Each morning, between 7 and 8 a.m., Uday Deshpande holds court in a small field in Shivaji Park on the Mahim Bay in Mumbai, India.
For that hour, he instructs any willing student between the ages of 5 and 85 in the ancient art of Mallakhamb, a gymnastic sport in which a gymnast or gymnasts strike poses while balancing on a pole or rope. Deshpande has been described as a one-man army in the fight to keep the art of Mallakhamb alive.
Later this year, two Charlotteans will travel to Mumbai to train under him with plans to return and make their home city a national training base from which Americans can learn the centuries-old art form.
Linus Matusik has been practicing aerial arts for about three years. A little over a year ago, he introduced his girlfriend Rachel MacNab to aerial arts, specifically on ropes, which he had recently picked up, and the two have been performing together since.
In January, the pair launched Circus Innovations, a performance troupe/training company aimed to spread the popularity of circus arts throughout Charlotte and the surrounding areas.

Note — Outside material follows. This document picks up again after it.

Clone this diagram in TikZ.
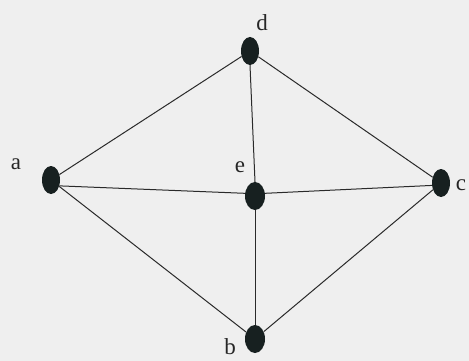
\documentclass[tikz,border=0pt]{standalone}
\usepackage{fontspec}
\usetikzlibrary{shapes.geometric}
\setmainfont{Liberation Serif}
\definecolor{bg}{HTML}{EFEFEF}
\definecolor{vert}{HTML}{172020}
\definecolor{edge}{HTML}{2A2A2A}
\begin{document}
\begin{tikzpicture}[x=1pt,y=-1pt,
  vtx/.style={ellipse,fill=vert,minimum width=18pt,minimum height=28pt,inner sep=0pt},
  lbl/.style={font=\fontsize{23}{23}\selectfont,text=black!85,inner sep=0pt},
  edg/.style={draw=edge,line width=1pt}]
\fill[bg] (0,0) rectangle (469,361);
\useasboundingbox (0,0) rectangle (469,361);
\node[vtx] (d) at (250,51) {};
\node[vtx] (a) at (51,180) {};
\node[vtx] (c) at (441,183) {};
\node[vtx,minimum width=20pt] (e) at (255,196) {};
\node[vtx,minimum width=20pt] (b) at (255,339) {};
\node[lbl] (ld) at (262,23) {d};
\node[lbl] (la) at (16,164) {a};
\node[lbl] (le) at (240,167) {e};
\node[lbl] (lc) at (461,185) {c};
\node[lbl,anchor=base] (lb) at (230,354) {b};
\draw[edg] (d) -- (a);
\draw[edg] (d) -- (c);
\draw[edg] (d.south) -- (e.north);
\draw[edg] (a.-35) -- (e.165);
\draw[edg] (e.15) -- (c.195);
\draw[edg] (e.south) -- (b.north);
\draw[edg] (a) -- (b);
\draw[edg] (c) -- (b);
\end{tikzpicture}
\end{document}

Much of their founding year will be focused on Mallakhamb. The duo are spending this week in New Jersey for intensive Mallakhamb training that will end with them receiving certification from the Mallakhamb Federation USA to become trainers themselves. Then later this year, they'll take the trip to meet Deshpande and learn more about the cultural significance of Mallakhamb in the region, something they say is of utmost importance to them as performers and teachers.
- Photo by Muhsain “Moose” Copper
- Rachel MacNab (top) and Linus Matusik strike a pose.
Creative Loafing sat down with the aerial artists before their trip to New Jersey to hang out (we stayed off the ropes, though) and talk circus shop.
Creative Loafing: How did you get involved with aerial arts?
Linus Matusik: My first introduction to it was at a music festival in Michigan. I hung out with some people and they seemed to really encourage me. It was something that just seemed very interesting. They encouraged me to give it a shot and I did and I found a studio when I moved here to Charlotte.
Rachel MacNab: I met this fellow last year and previous to that I had never done anything aerial at all. I was really into rock climbing, so I already had the upper body strength for it. He invited me to a project to just come try it out and I fell in love with rope completely.
What do you hope to accomplish with Circus Innovations?
Matusik: What we're looking to do is completely change the way people are doing movement and everything in the arts. We're looking to do things people aren't doing at all. We want to merge it all. We're just looking to bring in people that maybe don't have access to the arts, or who feel like maybe this isn't for them because it's only for a certain elite few. We're trying to completely break down those barriers.
MacNab: This year we want to get established more in the community. We're already well on our way to doing that, just as far as people knowing that we're here, and we're willing to teach anyone. We want to help people explore the different areas of circus arts. It's about allowing people that freedom to explore the circus arts in a structured, safe environment, but also so that they can try out whatever they want to do.
Matusik: We want accessibility, that's really important to us, and freedom. We don't want to restrict people. We believe in safety, but we also believe that safety shouldn't restrict a person. We want people to get to that next level, and that for me had been a problem in training in some studios here. It's just something where they hold your hand through everything. At the end of the day, we're adults, someone else is going to know their body better than me. So we like to give people the benefit of the doubt and let them trust themselves.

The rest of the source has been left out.